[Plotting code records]
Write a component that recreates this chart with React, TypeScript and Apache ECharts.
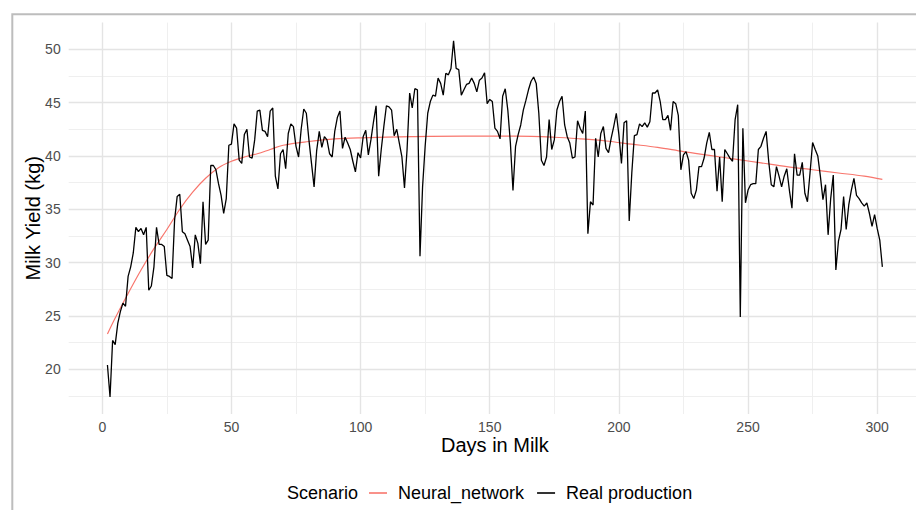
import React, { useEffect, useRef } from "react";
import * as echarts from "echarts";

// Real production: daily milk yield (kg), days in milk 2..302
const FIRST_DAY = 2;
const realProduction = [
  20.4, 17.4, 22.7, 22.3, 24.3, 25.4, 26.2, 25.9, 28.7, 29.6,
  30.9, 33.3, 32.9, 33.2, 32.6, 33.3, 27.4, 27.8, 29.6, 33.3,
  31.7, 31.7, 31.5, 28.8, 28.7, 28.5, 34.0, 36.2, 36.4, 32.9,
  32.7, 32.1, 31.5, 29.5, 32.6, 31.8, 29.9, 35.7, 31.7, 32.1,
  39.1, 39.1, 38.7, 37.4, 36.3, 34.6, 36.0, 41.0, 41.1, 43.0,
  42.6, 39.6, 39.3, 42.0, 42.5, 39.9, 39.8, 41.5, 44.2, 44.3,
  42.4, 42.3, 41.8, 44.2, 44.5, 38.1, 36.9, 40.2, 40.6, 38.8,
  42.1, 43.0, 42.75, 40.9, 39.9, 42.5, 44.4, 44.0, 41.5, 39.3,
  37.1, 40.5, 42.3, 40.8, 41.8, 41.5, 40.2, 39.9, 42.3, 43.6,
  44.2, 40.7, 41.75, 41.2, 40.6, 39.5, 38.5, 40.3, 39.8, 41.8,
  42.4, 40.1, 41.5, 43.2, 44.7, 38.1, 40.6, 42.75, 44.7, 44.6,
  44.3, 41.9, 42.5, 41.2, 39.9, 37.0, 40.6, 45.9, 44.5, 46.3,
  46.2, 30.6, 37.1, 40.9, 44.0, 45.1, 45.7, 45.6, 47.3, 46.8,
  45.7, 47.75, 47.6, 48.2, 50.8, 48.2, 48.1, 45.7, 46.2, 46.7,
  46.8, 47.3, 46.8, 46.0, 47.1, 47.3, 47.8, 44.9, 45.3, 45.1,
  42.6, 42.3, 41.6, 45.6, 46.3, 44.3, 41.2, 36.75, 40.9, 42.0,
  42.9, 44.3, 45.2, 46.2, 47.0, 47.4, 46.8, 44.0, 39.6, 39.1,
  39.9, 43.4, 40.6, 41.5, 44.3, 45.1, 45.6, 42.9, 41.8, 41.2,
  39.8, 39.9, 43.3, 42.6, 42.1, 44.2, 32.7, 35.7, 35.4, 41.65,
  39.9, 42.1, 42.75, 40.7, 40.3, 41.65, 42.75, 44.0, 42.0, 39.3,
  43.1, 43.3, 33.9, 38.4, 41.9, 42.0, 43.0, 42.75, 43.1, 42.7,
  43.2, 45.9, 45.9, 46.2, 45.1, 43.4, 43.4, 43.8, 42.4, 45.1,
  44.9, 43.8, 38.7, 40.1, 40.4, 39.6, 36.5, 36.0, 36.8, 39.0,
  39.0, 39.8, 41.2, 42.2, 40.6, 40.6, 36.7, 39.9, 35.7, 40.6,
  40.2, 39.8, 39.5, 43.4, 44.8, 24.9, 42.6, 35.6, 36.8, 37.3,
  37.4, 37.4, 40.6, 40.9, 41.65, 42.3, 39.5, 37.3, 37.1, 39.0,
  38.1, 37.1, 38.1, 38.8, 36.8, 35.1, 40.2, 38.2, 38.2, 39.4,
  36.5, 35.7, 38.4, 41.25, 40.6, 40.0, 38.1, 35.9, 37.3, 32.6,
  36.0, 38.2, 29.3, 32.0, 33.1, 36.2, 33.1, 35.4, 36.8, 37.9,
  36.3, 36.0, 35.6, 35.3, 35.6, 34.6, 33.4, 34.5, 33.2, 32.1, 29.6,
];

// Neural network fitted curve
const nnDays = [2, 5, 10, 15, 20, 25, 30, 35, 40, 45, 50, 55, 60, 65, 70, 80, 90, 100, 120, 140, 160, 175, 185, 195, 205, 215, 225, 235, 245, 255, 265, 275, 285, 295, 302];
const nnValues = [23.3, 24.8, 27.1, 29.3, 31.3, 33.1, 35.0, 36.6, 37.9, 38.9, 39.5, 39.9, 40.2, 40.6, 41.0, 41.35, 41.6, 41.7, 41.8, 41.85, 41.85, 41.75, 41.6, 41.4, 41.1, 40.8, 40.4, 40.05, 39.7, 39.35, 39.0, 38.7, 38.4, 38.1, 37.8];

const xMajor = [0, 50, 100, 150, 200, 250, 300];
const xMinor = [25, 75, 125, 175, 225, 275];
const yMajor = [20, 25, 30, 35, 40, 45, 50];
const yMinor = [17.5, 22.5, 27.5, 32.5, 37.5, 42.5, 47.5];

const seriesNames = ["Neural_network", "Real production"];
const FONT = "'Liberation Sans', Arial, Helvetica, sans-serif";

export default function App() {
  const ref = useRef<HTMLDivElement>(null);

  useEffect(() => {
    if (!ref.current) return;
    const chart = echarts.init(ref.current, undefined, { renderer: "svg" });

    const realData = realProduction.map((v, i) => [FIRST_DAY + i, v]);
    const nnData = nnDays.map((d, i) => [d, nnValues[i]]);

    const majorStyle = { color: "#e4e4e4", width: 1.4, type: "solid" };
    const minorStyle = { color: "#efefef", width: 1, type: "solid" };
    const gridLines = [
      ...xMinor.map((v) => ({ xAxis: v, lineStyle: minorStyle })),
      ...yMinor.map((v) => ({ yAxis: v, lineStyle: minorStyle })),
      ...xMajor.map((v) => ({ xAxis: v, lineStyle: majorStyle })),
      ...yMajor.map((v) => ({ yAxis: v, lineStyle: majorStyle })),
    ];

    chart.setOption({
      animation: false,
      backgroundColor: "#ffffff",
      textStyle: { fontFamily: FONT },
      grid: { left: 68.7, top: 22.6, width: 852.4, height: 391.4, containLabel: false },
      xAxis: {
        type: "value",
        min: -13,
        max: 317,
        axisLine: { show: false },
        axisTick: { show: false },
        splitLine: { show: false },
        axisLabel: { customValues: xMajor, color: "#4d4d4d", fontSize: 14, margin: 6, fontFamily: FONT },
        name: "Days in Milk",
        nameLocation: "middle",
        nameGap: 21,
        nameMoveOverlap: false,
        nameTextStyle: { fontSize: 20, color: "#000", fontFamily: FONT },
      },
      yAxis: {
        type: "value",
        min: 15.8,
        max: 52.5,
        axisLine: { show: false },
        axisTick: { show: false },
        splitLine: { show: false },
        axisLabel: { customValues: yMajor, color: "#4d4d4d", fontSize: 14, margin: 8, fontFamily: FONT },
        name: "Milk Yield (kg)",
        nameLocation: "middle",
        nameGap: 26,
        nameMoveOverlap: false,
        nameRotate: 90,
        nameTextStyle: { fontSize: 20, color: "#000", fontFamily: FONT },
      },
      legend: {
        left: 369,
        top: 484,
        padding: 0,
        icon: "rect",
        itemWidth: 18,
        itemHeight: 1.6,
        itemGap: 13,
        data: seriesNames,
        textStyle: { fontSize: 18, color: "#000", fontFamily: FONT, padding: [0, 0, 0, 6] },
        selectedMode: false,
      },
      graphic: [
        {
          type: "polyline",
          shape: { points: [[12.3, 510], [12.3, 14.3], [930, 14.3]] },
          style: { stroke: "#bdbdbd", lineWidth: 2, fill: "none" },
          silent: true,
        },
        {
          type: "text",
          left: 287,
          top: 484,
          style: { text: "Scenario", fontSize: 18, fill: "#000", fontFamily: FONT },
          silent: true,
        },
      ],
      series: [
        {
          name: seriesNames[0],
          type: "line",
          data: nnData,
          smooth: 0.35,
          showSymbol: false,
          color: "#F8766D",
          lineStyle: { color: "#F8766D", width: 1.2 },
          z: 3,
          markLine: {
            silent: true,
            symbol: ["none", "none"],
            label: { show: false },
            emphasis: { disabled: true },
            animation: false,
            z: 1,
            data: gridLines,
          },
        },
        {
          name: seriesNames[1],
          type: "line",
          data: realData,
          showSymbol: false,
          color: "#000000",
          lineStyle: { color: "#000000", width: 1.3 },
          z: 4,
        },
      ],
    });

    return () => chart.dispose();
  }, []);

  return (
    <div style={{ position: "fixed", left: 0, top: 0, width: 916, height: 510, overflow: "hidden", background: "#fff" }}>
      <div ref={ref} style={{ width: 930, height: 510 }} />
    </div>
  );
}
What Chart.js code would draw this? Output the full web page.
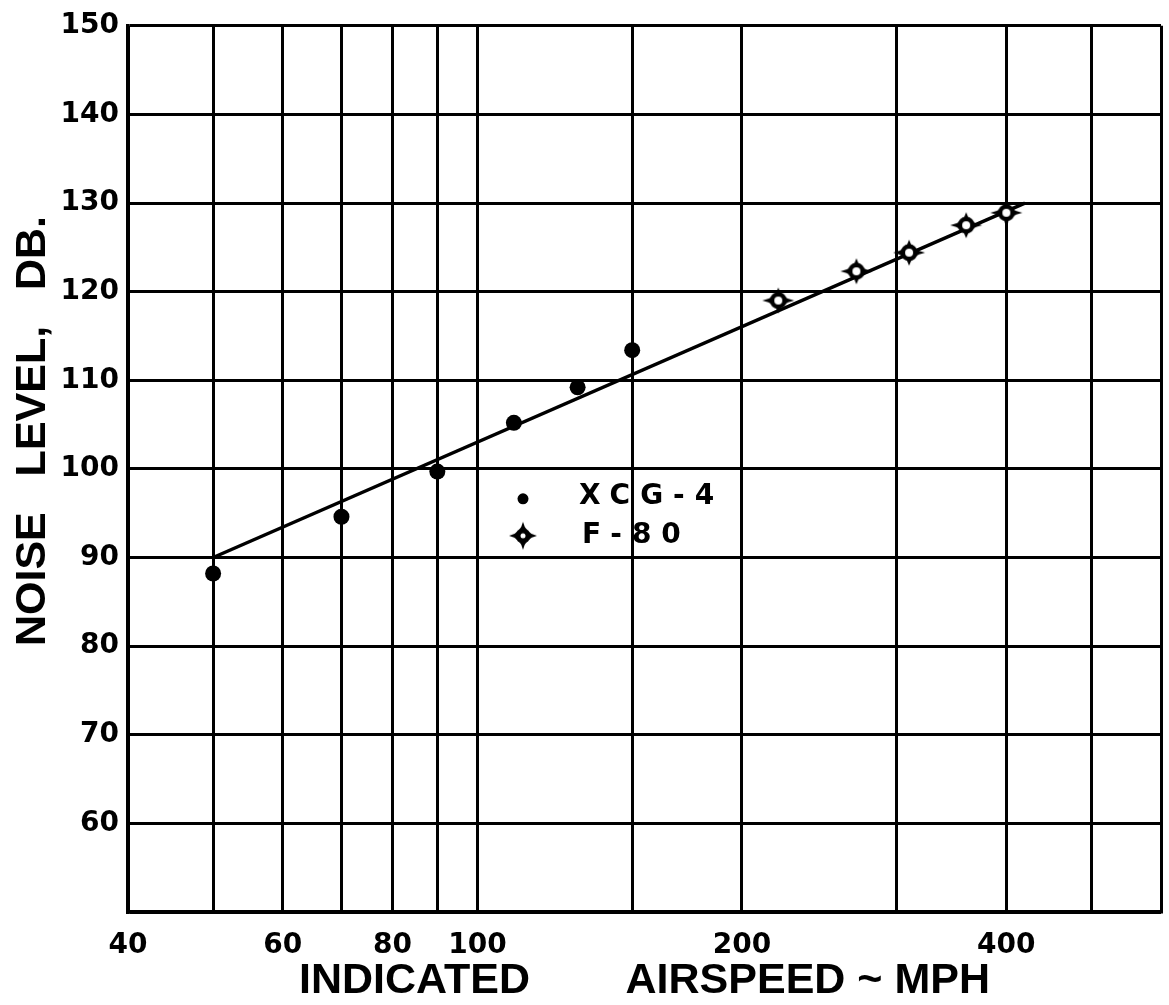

DIRECTIONS FOR THIS TASK :: Without the pictures, write out the lines from the beginning of the entries through the line with "import * as".

RESULT ::
Write a component that recreates this chart with React, TypeScript and Apache ECharts.
import React, { useEffect, useRef } from "react";
import * as echarts from "echarts";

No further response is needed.